I’ve read a couple of the Neil Flambe books by Canadian author Kevin Sylvester, and they’re quite enjoyable. The suggested age range is around 8-12, according to publisher Simon & Schuster Canada’s website. The hero is a young chef with a spectacularly perceptive nose who runs a restaurant and helps the police solve crimes. He’s got a bit of an ego, too. That Gordon Ramsay gave it a blurb on the cover — “Good fun.” – is a good sign, though I imagine the quote has been cleaned up from “Good f***ing fun.”
Things for Adults
In the last few years, iPhone and iPad apps have become a major force in cooking, turning the traditional cookbook into a more interactive, multimedia-enhanced experience. Consider gifting a card for the app store of your choice, depending on the device your gift recipient uses. If you buy an Apple App Store gift card for an Android user, you’re throwing your money out. Research first before paying for any gift cards.
Restaurant gift certificates are a good way to give someone a push to try a particularly great restaurant you’re willing to bet they’ll like. Don’t give too small or large an amount, and keep in mind the likely price of a meal for two. Too little and they’ll have $10 toward an $80 dinner (whoopee). Too much and they risk having money left over; that’s not terrible if they love the restaurant, but it’s wasted cash if they didn’t have a good experience. Also consider giving a certificate to a restaurant you know they already love, as you know they’ll use it. Also note: Christmas isn’t the time to make a stupid point with your gift: don’t give a vegetarian a gift card to a Brazilian steakhouse where they serve grilled meat on giant swords.
If it’s just a small gesture you’re looking for, embrace the spirit of the season by, you know, picking up the coffee tab for a friend or colleague during an office coffee run. Even a simple gesture, like buying and splitting a treat at a café (like the pictured Starbucks Peppermint Bark, is the sort of thing that says “you’re awesome” without being strange or out of place. Little gestures done out of kindness with nothing expected in return are a wonderful thing that anyone can get behind, regardless of seasonal holiday affiliation.
Of course, a cookbook is always recommended, though with the caveat that you must know your gift recipient well enough to know their cooking passions and their level of expertise. There are too many good cookbooks to mention, and it’s not a one-size-fits-all thing. Are they bread-obsessed? Get them a great bread cookbook. Where it gets tricky is knowing their definition of “great,” as well as what would be too complicated or too simple. Also, pay attention to the reputation of the publisher.

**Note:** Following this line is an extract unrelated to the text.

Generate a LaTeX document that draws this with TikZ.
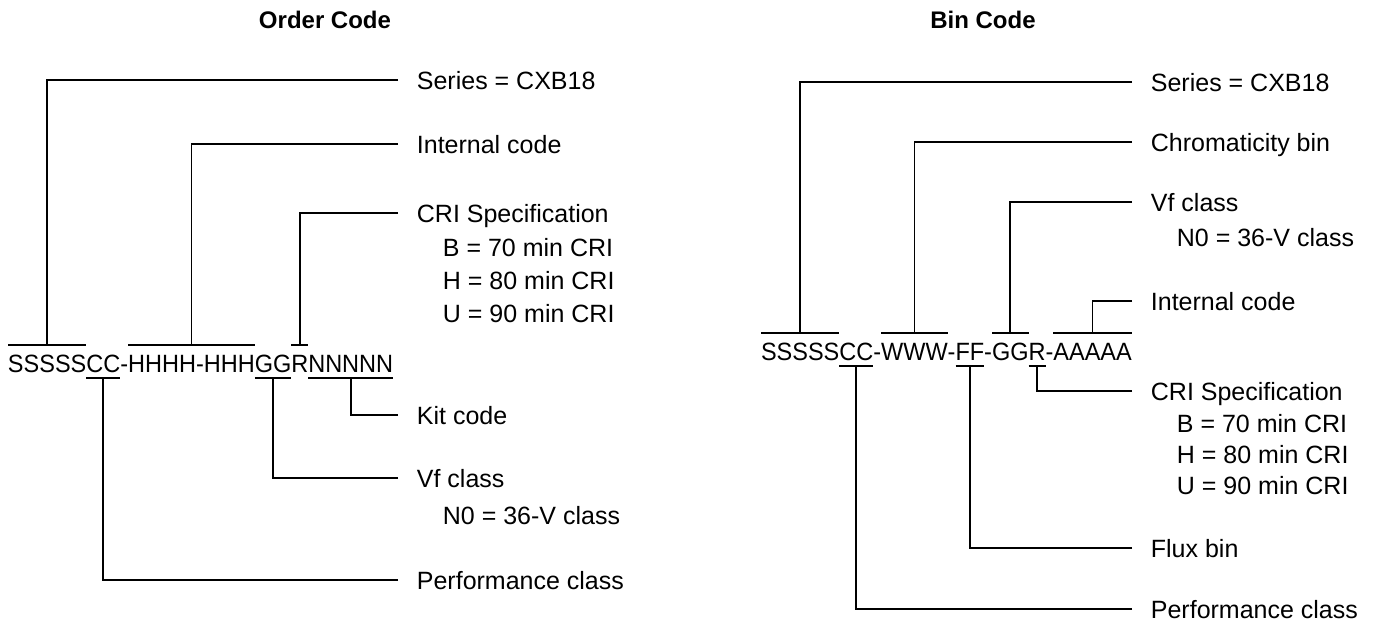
\documentclass[tikz,border=0pt]{standalone}
\usepackage{fontspec}
\setmainfont{Liberation Sans}
\newfontfamily\codefont[FakeStretch=0.94]{Liberation Sans}
\usetikzlibrary{positioning}

\begin{document}
\begin{tikzpicture}[x=0.5pt,y=-0.5pt,line width=0.9pt,
    code/.style={inner sep=0pt,outer sep=0pt,anchor=base west,font=\codefont\fontsize{12.5}{15}\selectfont,text height=9pt,text depth=0pt},
    lbl/.style={anchor=west,inner xsep=9pt,inner ysep=0pt,font=\fontsize{12.5}{15}\selectfont,text height=9pt,text depth=0pt},
    sub/.style={lbl,xshift=13pt},
    title/.style={font=\bfseries\fontsize{12}{14}\selectfont}]
    \useasboundingbox (0,0) rectangle (1380,622);

    % order code
    \node[title] (ordertitle) at (325,20) {Order Code};
    \node[code] (os) at (8,372) {SSSSS};
    \node[code] (oc) [right=0pt of os] {CC};
    \node[code] (od) [right=0pt of oc] {-};
    \node[code] (oh) [right=0pt of od] {HHHH-HHH};
    \node[code] (og) [right=0pt of oh] {GG};
    \node[code] (or) [right=0pt of og] {R};
    \node[code] (on) [right=0pt of or] {NNNNN};

    \node[lbl] (oseries) at (398,80) {Series = CXB18};
    \node[lbl] (ointernal) at (398,144) {Internal code};
    \node[lbl] (ocri) at (398,213) {CRI Specification};
    \node[sub] (ocrib) at (398,247) {B = 70 min CRI};
    \node[sub] (ocrih) at (398,280) {H = 80 min CRI};
    \node[sub] (ocriu) at (398,313) {U = 90 min CRI};
    \node[lbl] (okit) at (398,415) {Kit code};
    \node[lbl] (ovf) at (398,478) {Vf class};
    \node[sub] (ovfn) at (398,515) {N0 = 36-V class};
    \node[lbl] (operf) at (398,580) {Performance class};

    % bin code
    \node[title] (bintitle) at (983,20) {Bin Code};
    \node[code] (bs) at (761,360) {SSSSS};
    \node[code] (bc) [right=0pt of bs] {CC};
    \node[code] (bd1) [right=0pt of bc] {-};
    \node[code] (bw) [right=0pt of bd1] {WWW};
    \node[code] (bd2) [right=0pt of bw] {-};
    \node[code] (bf) [right=0pt of bd2] {FF};
    \node[code] (bd3) [right=0pt of bf] {-};
    \node[code] (bg) [right=0pt of bd3] {GG};
    \node[code] (br) [right=0pt of bg] {R};
    \node[code] (bd4) [right=0pt of br] {-};
    \node[code] (ba) [right=0pt of bd4] {AAAAA};

    \node[lbl] (bseries) at (1132,82) {Series = CXB18};
    \node[lbl] (bchroma) at (1132,142) {Chromaticity bin};
    \node[lbl] (bvf) at (1132,202) {Vf class};
    \node[sub] (bvfn) at (1132,237) {N0 = 36-V class};
    \node[lbl] (binternal) at (1132,301) {Internal code};
    \node[lbl] (bcri) at (1132,391) {CRI Specification};
    \node[sub] (bcrib) at (1132,423) {B = 70 min CRI};
    \node[sub] (bcrih) at (1132,454) {H = 80 min CRI};
    \node[sub] (bcriu) at (1132,485) {U = 90 min CRI};
    \node[lbl] (bflux) at (1132,548) {Flux bin};
    \node[lbl] (bperf) at (1132,609) {Performance class};

    % bars over and under the code letters
    \foreach \n in {os,oh,or,bs,bw,bg,ba}
        \draw ([yshift=4.5pt]\n.north west) -- ([yshift=4.5pt]\n.north east);
    \foreach \n in {oc,og,on,bc,bf,br}
        \draw ([yshift=-3pt]\n.south west) -- ([yshift=-3pt]\n.south east);

    % connectors
    \draw (oseries.west) -| ([yshift=4.5pt]os.north);
    \draw (ointernal.west) -| ([yshift=4.5pt]oh.north);
    \draw (ocri.west) -| ([yshift=4.5pt]or.north);
    \draw (okit.west) -| ([yshift=-3pt]on.south);
    \draw (ovf.west) -| ([yshift=-3pt]og.south);
    \draw (operf.west) -| ([yshift=-3pt]oc.south);

    \draw (bseries.west) -| ([yshift=4.5pt]bs.north);
    \draw (bchroma.west) -| ([yshift=4.5pt]bw.north);
    \draw (bvf.west) -| ([yshift=4.5pt]bg.north);
    \draw (binternal.west) -| ([yshift=4.5pt]ba.north);
    \draw (bcri.west) -| ([yshift=-3pt]br.south);
    \draw (bflux.west) -| ([yshift=-3pt]bf.south);
    \draw (bperf.west) -| ([yshift=-3pt]bc.south);
\end{tikzpicture}
\end{document}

There are lots of fly-by-night cookbooks with beautiful food photos that are horribly edited and stocked with recipes that haven’t been thoroughly tested. Also be aware of the cookbook’s country of origin. Availability of ingredients and listed can/package sizes can vary from place to place.
Oh, sure; why not. I’ll break that “too many to mention” rule in the last paragraph by cheerfully recommending two cookbooks. The first, ATCO Blue Flame Kitchen’s Holiday Collection 2013 cookbook, has a personal connection – I work there, and I’ve sampled enough of the recipes to know there’s some amazing stuff in there. The recipes are easy to make, and there’s a huge variety of dishes to try, even well outside of the holiday season utility implied by the name. You can find it at Save-On-Foods, Calgary Co-op and Safeway stores throughout Alberta, all for a super-reasonable $15. Go pick it up before the shops close early for the day.
Also amazing is Alice Eats: A Wonderland Cookbook, the amazing new cookbook from Pierre A. Lamielle and Julie Van Rosendaal. The concept is brilliant: take the cherished story of Alice’s Adventures in Wonderland, develop recipes to match the culinary references (with liberal interpretation, of course), add pretty, helpful food photos, then ornately illustrate it with bright, colourful, quirky drawings that are perfectly suited to the text. There are tons of recipes in here I’m dying to make over the holidays. And best of all? It’s a local Alberta cookbook. Track down a copy, get reading, and get eating.